Ubiquity and Snobbery

New Zealand’s Marlborough Sauvignon Blanc is the modern classic with a winning formula: all the zestiness of a cocktail, refreshing and vivid acidity and the alcohol level of wine rather than vodka. Cloudy Bay’s Te Koko adds a refined oak influence to the crystalline purity, vibrancy and the zingy tropical fruit. However, most wines made in the intense Marlborough Sauvignon Blanc style, popular though they may be, are about as far away as it is possible to be from the low intervention, low input wine movement, which most wine experts and critics like to champion. The hundreds of thousands of hectolitres of undistinguished, fruity, zesty, but sometimes vegetal (green beans, pea shoots, cat’s pee anyone?) Sauvignon Blancs that pour out of Chile, Argentina, Western Australia, as well as France, Spain and Italy, are often of a quality that does no one any favours. Because Sauvignon Blanc has become so ubiquitous – so much so that it is just as often found lurking in the average glass of Rueda as under its own name – it is avoided altogether by those who consider themselves to have more discerning palates, or who are seeking out ‘fine’ wines.

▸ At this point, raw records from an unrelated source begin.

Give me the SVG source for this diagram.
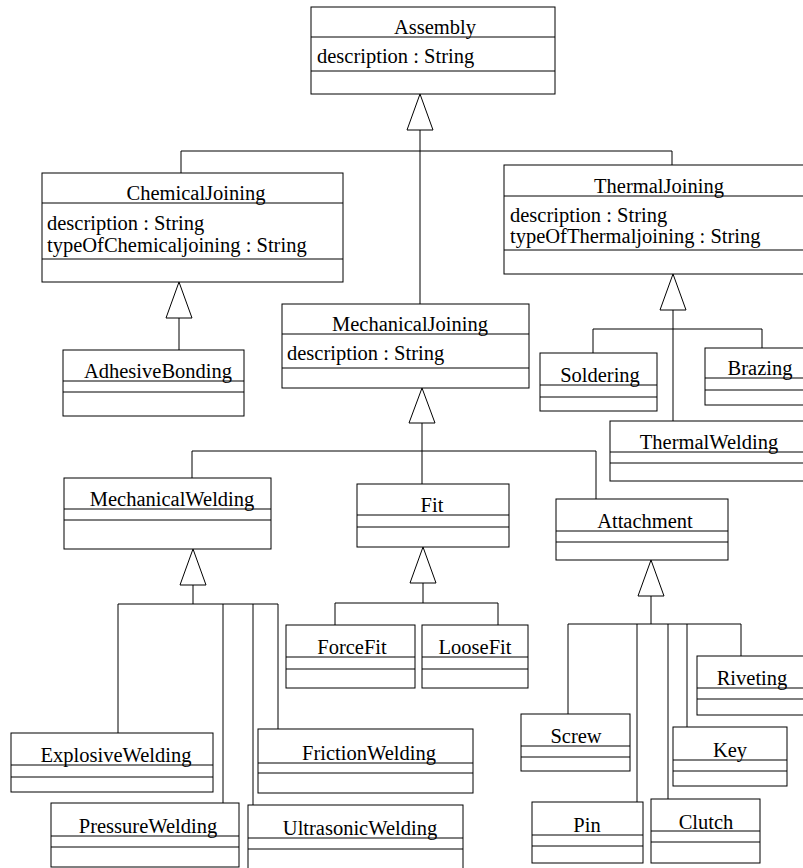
<svg xmlns="http://www.w3.org/2000/svg" width="803" height="868" viewBox="0 0 803 868">
<style>
.box{fill:#fff;stroke:#000;stroke-width:1}
.div{stroke:#000;stroke-width:1}
.t{font-family:"Liberation Serif","Times New Roman",serif;font-size:20.5px;fill:#000}
.n{text-anchor:middle}
.c{fill:none;stroke:#000;stroke-width:1}
.tri{fill:#fff;stroke:#000;stroke-width:1}
</style>
<rect width="803" height="868" fill="#fff"/>
<g id="connectors">
<path class="c" d="M420,130V151M181,151H672M181,151V173M672,151V165M420,151V304"/>
<polygon class="tri" points="420,94 407,130 433,130"/>
<path class="c" d="M179,318V350"/>
<polygon class="tri" points="179,282 166,318 192,318"/>
<path class="c" d="M673,310V421M593,329H762M593,329V353M762,329V348"/>
<polygon class="tri" points="673,274 660,310 686,310"/>
<path class="c" d="M422,423V484M192,451H596M192,451V478M596,451V499"/>
<polygon class="tri" points="422,388 409,423 435,423"/>
<path class="c" d="M193,585V604M118,604H278M118,604V733M223,604V803M253,604V805M278,604V729"/>
<polygon class="tri" points="193,549 180,585 206,585"/>
<path class="c" d="M423,583V603M335,603H498M335,603V625M498,603V625"/>
<polygon class="tri" points="423,547 410,583 436,583"/>
<path class="c" d="M651,596V624M568,624H741M568,624V714M637,624V802M668,624V799M687,624V727M741,624V656"/>
<polygon class="tri" points="651,560 638,596 664,596"/>
</g>
<g id="Assembly">
<rect class="box" x="311" y="7" width="244" height="87"/>
<path class="div" d="M311,37H555M311,71H555"/>
<text class="t n" x="435" y="34">Assembly</text>
<text class="t" x="317" y="63">description : String</text>
</g>
<g id="ChemicalJoining">
<rect class="box" x="42" y="173" width="301" height="109"/>
<path class="div" d="M42,203H343M42,259H343"/>
<text class="t n" x="196" y="200">ChemicalJoining</text>
<text class="t" x="47" y="230">description : String</text>
<text class="t" x="47" y="252">typeOfChemicaljoining : String</text>
</g>
<g id="ThermalJoining">
<rect class="box" x="504" y="165" width="304" height="109"/>
<path class="div" d="M504,196H808M504,250H808"/>
<text class="t n" x="659" y="193">ThermalJoining</text>
<text class="t" x="510" y="222">description : String</text>
<text class="t" x="510" y="243">typeOfThermaljoining : String</text>
</g>
<g id="MechanicalJoining">
<rect class="box" x="282" y="304" width="247" height="84"/>
<path class="div" d="M282,334H529M282,368H529"/>
<text class="t n" x="410" y="331">MechanicalJoining</text>
<text class="t" x="287" y="360">description : String</text>
</g>
<g id="AdhesiveBonding">
<rect class="box" x="63" y="350" width="181" height="66"/>
<path class="div" d="M63,381H244M63,392H244"/>
<text class="t n" x="158" y="378">AdhesiveBonding</text>
</g>
<g id="Soldering">
<rect class="box" x="540" y="353" width="117" height="58"/>
<path class="div" d="M540,385H657M540,397H657"/>
<text class="t n" x="600" y="382">Soldering</text>
</g>
<g id="Brazing">
<rect class="box" x="705" y="348" width="103" height="57"/>
<path class="div" d="M705,378H808M705,390H808"/>
<text class="t n" x="760" y="375">Brazing</text>
</g>
<g id="ThermalWelding">
<rect class="box" x="610" y="421" width="198" height="60"/>
<path class="div" d="M610,452H808M610,463H808"/>
<text class="t n" x="709" y="449">ThermalWelding</text>
</g>
<g id="MechanicalWelding">
<rect class="box" x="64" y="478" width="207" height="71"/>
<path class="div" d="M64,509H271M64,520H271"/>
<text class="t n" x="172" y="506">MechanicalWelding</text>
</g>
<g id="Fit">
<rect class="box" x="357" y="484" width="152" height="63"/>
<path class="div" d="M357,515H509M357,527H509"/>
<text class="t n" x="432" y="512">Fit</text>
</g>
<g id="Attachment">
<rect class="box" x="556" y="499" width="172" height="61"/>
<path class="div" d="M556,531H728M556,542H728"/>
<text class="t n" x="645" y="528">Attachment</text>
</g>
<g id="ForceFit">
<rect class="box" x="286" y="625" width="129" height="63"/>
<path class="div" d="M286,657H415M286,669H415"/>
<text class="t n" x="352" y="654">ForceFit</text>
</g>
<g id="LooseFit">
<rect class="box" x="422" y="625" width="106" height="63"/>
<path class="div" d="M422,657H528M422,669H528"/>
<text class="t n" x="475" y="654">LooseFit</text>
</g>
<g id="Riveting">
<rect class="box" x="697" y="656" width="111" height="59"/>
<path class="div" d="M697,688H808M697,699H808"/>
<text class="t n" x="752" y="685">Riveting</text>
</g>
<g id="ExplosiveWelding">
<rect class="box" x="11" y="733" width="202" height="59"/>
<path class="div" d="M11,765H213M11,777H213"/>
<text class="t n" x="116" y="762">ExplosiveWelding</text>
</g>
<g id="FrictionWelding">
<rect class="box" x="258" y="729" width="215" height="64"/>
<path class="div" d="M258,763H473M258,773H473"/>
<text class="t n" x="369" y="760">FrictionWelding</text>
</g>
<g id="Screw">
<rect class="box" x="521" y="714" width="109" height="57"/>
<path class="div" d="M521,746H630M521,757H630"/>
<text class="t n" x="576" y="743">Screw</text>
</g>
<g id="Key">
<rect class="box" x="673" y="727" width="114" height="59"/>
<path class="div" d="M673,760H787M673,771H787"/>
<text class="t n" x="730" y="757">Key</text>
</g>
<g id="PressureWelding">
<rect class="box" x="51" y="803" width="188" height="64"/>
<path class="div" d="M51,836H239M51,847H239"/>
<text class="t n" x="148" y="833">PressureWelding</text>
</g>
<g id="UltrasonicWelding">
<rect class="box" x="248" y="805" width="215" height="66"/>
<path class="div" d="M248,838H463M248,849H463"/>
<text class="t n" x="360" y="835">UltrasonicWelding</text>
</g>
<g id="Pin">
<rect class="box" x="532" y="802" width="111" height="61"/>
<path class="div" d="M532,835H643M532,846H643"/>
<text class="t n" x="587" y="832">Pin</text>
</g>
<g id="Clutch">
<rect class="box" x="651" y="799" width="109" height="64"/>
<path class="div" d="M651,831H760M651,842H760"/>
<text class="t n" x="706" y="829">Clutch</text>
</g>
</svg>
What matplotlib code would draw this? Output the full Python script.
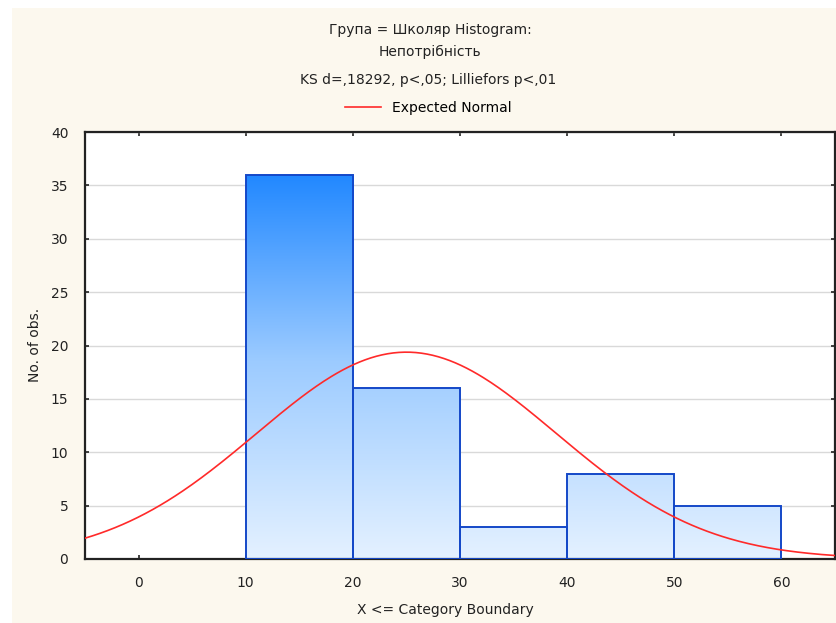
import numpy as np
import matplotlib.pyplot as plt
from matplotlib.colors import LinearSegmentedColormap

plt.rcParams['font.family'] = ['DejaVu Sans']

# data
bin_edges = [10, 20, 30, 40, 50, 60]
counts = [36, 16, 3, 8, 5]
norm_mean = 25.0
norm_sd = 14.0
n_obs = sum(counts)
bin_width = 10

fig = plt.figure(figsize=(8.36, 6.23), dpi=100, facecolor='white')
bg = fig.add_axes([12/836, 0, 1 - 12/836, 1 - 8/623])
bg.set_facecolor('#fcf8ee')
bg.set_xticks([]); bg.set_yticks([])
for s in bg.spines.values():
    s.set_visible(False)

ax = fig.add_axes([85/836, 1 - 559/623, 750/836, 427/623])
ax.set_xlim(-5, 65)
ax.set_ylim(0, 40)

cmap = LinearSegmentedColormap.from_list('blu', ['#e4f1ff', '#9ccbff', '#1a84ff'])
grad = np.linspace(0, 1, 256).reshape(-1, 1)
for left, right, h in zip(bin_edges[:-1], bin_edges[1:], counts):
    bar = ax.bar(left, h, width=right - left, align='edge', facecolor='none',
                 edgecolor='#1448c8', linewidth=1.4, zorder=3)[0]
    im = ax.imshow(grad, cmap=cmap, aspect='auto', origin='lower',
                   extent=(-5, 65, 0, 37), zorder=2, vmin=0, vmax=1)
    im.set_clip_path(bar)

x = np.linspace(-5, 65, 400)
y = n_obs * bin_width / (norm_sd * np.sqrt(2 * np.pi)) * np.exp(-(x - norm_mean)**2 / (2 * norm_sd**2))
line, = ax.plot(x, y, color='#ff2a2a', lw=1.2, zorder=4, label='Expected Normal')

ax.set_xticks([0, 10, 20, 30, 40, 50, 60])
ax.set_yticks(range(0, 41, 5))
ax.yaxis.grid(True, color='#d9d9d9', lw=1)
ax.set_axisbelow(True)
ax.tick_params(direction='in', length=3, width=1.2, top=True, right=True,
               labelsize=10, colors='#222222', pad=12)
ax.tick_params(axis='y', pad=12)
for s in ax.spines.values():
    s.set_linewidth(1.6)
    s.set_color('#222222')

fig.text(445/836, 1 - 610/623, 'X <= Category Boundary', ha='center', va='center', fontsize=10, color='#222222')
fig.text(35/836, 1 - 345/623, 'No. of obs.', ha='center', va='center', rotation=90, fontsize=10, color='#222222')

fig.text(430/836, 1 - 30/623, 'Група = Школяр Histogram:', ha='center', va='center', fontsize=10, color='#222222')
fig.text(430/836, 1 - 52/623, 'Непотрібність', ha='center', va='center', fontsize=10, color='#222222')
fig.text(428/836, 1 - 80/623, 'KS d=,18292, p<,05; Lilliefors p<,01', ha='center', va='center', fontsize=10, color='#222222')
fig.legend(handles=[line], loc='center', bbox_to_anchor=(428/836, 1 - 108/623),
           frameon=False, fontsize=10, handlelength=2.6)

fig.savefig('out.png', dpi=100)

"Poodles are highly intelligent; and Sauvignon Blanc makes some of the world’s most bewitching wines." Robin Lee

This, however, is just like blaming poodles for the fact that they have been, on occasion, spotted with ridiculous (and demeaning) haircuts. Poodles are highly intelligent; and Sauvignon Blanc makes some of the world’s most bewitching wines: from Duncan Savage’s raspy, but creamy textured Salt River Sauvignon Blanc from the Western Cape in South Africa to the captivating site-specific Sauvignon Blancs made by Vie de Romans in Friuli, Italy, to Weingut Wohlmuth’s rich and ripe Ried Edelschuh from Styria in southern Austria to Charlie Herring’s Fermament with its intriguing aromas of cow parsley and freshly mown hay, produced from a few rows of vines in a Victorian walled garden in Hampshire, England. In Napa, it is still possible to find Robert Mondavi’s profound and colossal I-Block Sauvignon Blanc, made from gnarly old vines in the legendary To Kalon vineyard.

Have you ever come across a dog lover who says he hates poodles? Are you a wine lover who says you don’t care much for Sauvignon blanc? If so, it’s time to think again.